To run a model, the entire set of weights must reside in the fastest memory possible.

  1. VRAM (GPU): 100x faster than system RAM. Essential for low-latency responses.
  2. Unified Memory (Apple Silicon): Shared between CPU/GPU. Allows for massive models (70B+) on a single chip.
  3. System RAM: The "Swap" space. If a model doesn't fit in VRAM, it spills over here, causing a 10x-50x speed drop.

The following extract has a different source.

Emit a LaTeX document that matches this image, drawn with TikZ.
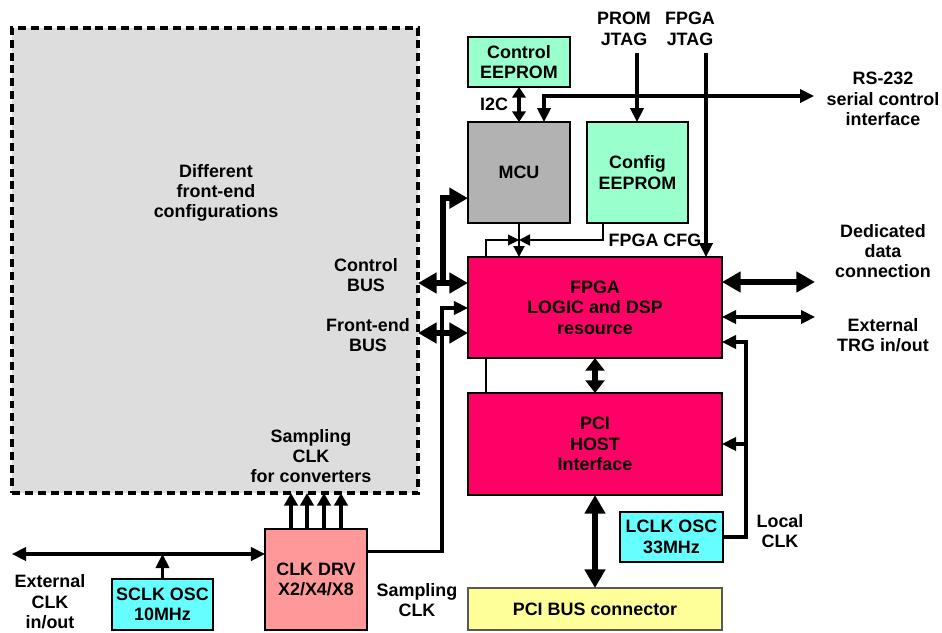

🛠️ Technical Snippet: VRAM Calculation for Quantized Models

A 7B parameter model at 4-bit quantization (Q4_K_M) requires approximately: (7 Billion Parameters * 0.7 bytes per weight) + 1GB Context Buffer = ~6GB VRAM.


🔍 Nuance: The Context Buffer

As your chat gets longer, the "KV Cache" grows. If you only have 8GB of VRAM, you can run a 7B model, but your context window will be limited to ~4k tokens before it overflows into slow system RAM.


⚡ Practice Lab: Hardware Benchmarking

  1. Identify: Open your Task Manager (Windows) or Activity Monitor (Mac). Find your "Dedicated Video Memory."
  2. Benchmark: Download LM Studio and load a Llama-3-8B-Q4_K_M model.
  3. Analyze: Run a long prompt and monitor the "Tokens Per Second" (TPS). Note when the speed drops as the context window fills.

📝 Homework: The PKR Economics of Compute

Calculate the cost of an RTX 3060 (12GB VRAM) vs. an RTX 4060 (8GB VRAM) in the local Pakistani market. Which card is better for running a private "Lead Scoring" bot 24/7? Justify your choice based on Context Window size.